Конечно, для понимания самих стихотворений степень близости Кузмина и Ракова вовсе не важна. 21 марта 1924 года сам Кузмин записал о разговоре с Юркуном: «Всплыли разные чудовища. Эротическое к себе отношение считает обидным вроде скотоложства, находит любовные мои стихи такими общими, что могут относиться к кому угодно. „Он лодку оттолкнул“ и „Я мог бы“ считал своими». Очевидно, более важным был сам первый толчок, позволивший прервать поэтическое молчание, после чего творчество уже начало питаться не внешними обстоятельствами, пусть даже самыми интимными, а исходить из внутреннего духовного содержания. Потому-то Кузмин и не остановился, заметив, что «период „Нового Гуля“ прошел» (Дневник. 27 апреля), а почти тут же стал обдумывать «стихи противогульные», хотя Раков по-прежнему оставался частым гостем его дома и верным другом еще очень долго[594].
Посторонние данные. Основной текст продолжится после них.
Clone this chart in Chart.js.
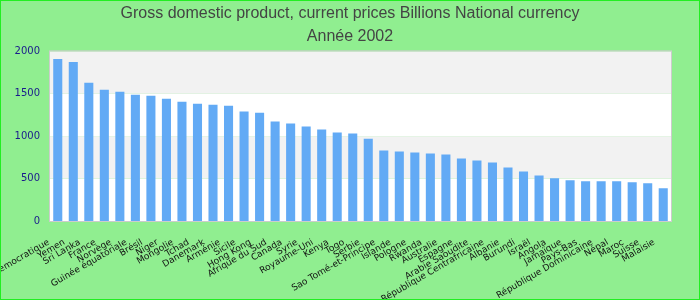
<!DOCTYPE html>
<html>
<head>
<meta charset="utf-8">
<script src="https://cdn.jsdelivr.net/npm/chart.js@4"></script>
<style>
	html, body { margin: 0; padding: 0; }
	#box {
		width: 700px;
		height: 300px;
		box-sizing: border-box;
		border: 1px solid #22ee22;
		background: #90ee90;
	}
	canvas { display: block; }
</style>
</head>
<body>
<div id="box"><canvas id="chart" width="698" height="298"></canvas></div>
<script>
"use strict";

const countries = [
	"Congo, République démocratique", "Yemen", "Sri Lanka", "France", "Norvège",
	"Guinée équatoriale", "Brésil", "Niger", "Mongolie", "Tchad",
	"Danemark", "Arménie", "Sicile", "Hong Kong", "Afrique du Sud",
	"Canada", "Syrie", "Royaume-Uni", "Kenya", "Togo",
	"Serbie", "Sao Tomé-et-Principe", "Islande", "Pologne", "Rwanda",
	"Australie", "Espagne", "Arabie Saoudite", "République Centrafricaine", "Albanie",
	"Burundi", "Israël", "Angola", "Jamaïque", "Pays-Bas",
	"République Dominicaine", "Népal", "Maroc", "Suisse", "Malaisie",
];

const gdp = [
	1910, 1875, 1629, 1547, 1524,
	1489, 1477, 1442, 1407, 1384,
	1372, 1360, 1290, 1278, 1173,
	1150, 1115, 1080, 1044, 1033,
	971, 830, 819, 807, 795,
	784, 737, 713, 690, 632,
	585, 538, 503, 480, 468,
	468, 468, 456, 444, 386,
];

const titleLines = [
	"Gross domestic product, current prices Billions National currency",
	"Année 2002",
];

const yTicks = [0, 500, 1000, 1500, 2000];

// alternating bands behind the bars, plus the grey frame of the plot area
const bandsPlugin = {
	id: "bands",
	beforeDraw(chart) {
		const ctx = chart.ctx;
		const area = chart.chartArea;
		const y = chart.scales.y;
		ctx.save();
		for (let i = 0; i < yTicks.length - 1; ++i) {
			const top = y.getPixelForValue(yTicks[i + 1]);
			const bottom = y.getPixelForValue(yTicks[i]);
			ctx.fillStyle = (i % 2 === 1) ? "#f2f2f2" : "#ffffff";
			ctx.fillRect(area.left, top, area.right - area.left, bottom - top);
		}
		ctx.strokeStyle = "#cccccc";
		ctx.lineWidth = 1;
		ctx.strokeRect(area.left - 0.5, area.top - 0.5, area.right - area.left + 1, area.bottom - area.top + 1);
		ctx.restore();
	},
};

const chart = new Chart(document.getElementById("chart"), {
	type: "bar",
	data: {
		labels: countries,
		datasets: [
			{
				data: gdp,
				backgroundColor: "#62aaf5",
				borderWidth: 0,
				categoryPercentage: 0.8,
				barPercentage: 0.73,
			},
		],
	},
	options: {
		responsive: false,
		animation: false,
		layout: {
			padding: 0,
		},
		plugins: {
			legend: { display: false },
			tooltip: { enabled: false },
			title: {
				display: true,
				text: titleLines,
				color: "#444444",
				font: { family: "'Liberation Sans', Arial, sans-serif", size: 16, weight: "normal", lineHeight: 1.45 },
				padding: { top: 1, bottom: 3 },
			},
		},
		scales: {
			x: {
				grid: { display: false, drawTicks: false },
				border: { display: false },
				ticks: {
					autoSkip: false,
					minRotation: 30,
					maxRotation: 30,
					color: "#111111",
					padding: 16,
					labelOffset: -9,
					font: { family: "'DejaVu Sans', sans-serif", size: 9 },
				},
				afterFit(scale) {
					// keep the plot where it is, long labels may run off the left edge
					scale.paddingLeft = 0;
					scale.paddingRight = 28;
					scale.height = 78;
				},
			},
			y: {
				min: 0,
				max: 2000,
				grid: { display: false, drawTicks: false },
				border: { display: false },
				ticks: {
					stepSize: 500,
					color: "#1a1a8c",
					padding: 10,
					font: { family: "'DejaVu Sans', sans-serif", size: 10 },
					callback: (value) => String(value),
				},
				afterFit(scale) {
					scale.width = 49;
				},
			},
		},
	},
	plugins: [bandsPlugin],
});
</script>
</body>
</html>
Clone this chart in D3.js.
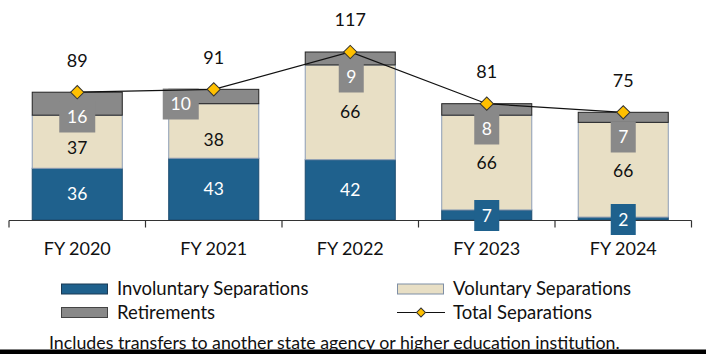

Само название цикла, как объяснено это Кузминым в небольшом подстрочном примечании, происходит от кинофильма Ф. Ланга «Доктор Мабузе игрок», который Кузмин видел в январе 1923 года и записал: «Замечательно современная и немецкая картина. Произвела сильнейшее впечатление». По рассказам знакомых Кузмина, Раков был похож на киноактера Пауля Рихтера, игравшего роль Эдгара Гуля в этом фильме. В письме, написанном по просьбе Дж. Малмстада, В. Ф. Марков, учившийся у Ракова, вспоминает: «Он был высок, строен, сдержан, презрителен, что-то собачье в лице (породистая собака)[595] <…> Мне рассказывали, что его научная карьера не задалась, т. к. он готовил книгу о древнем Риме и она была уже в печати, как вдруг Сталин обронил в речи фразу, что „рабы с громом опрокинули Рим“, а у бедного Ракова доказывалось как раз обратное. Он бросился в типографию и упросил рассыпать набор».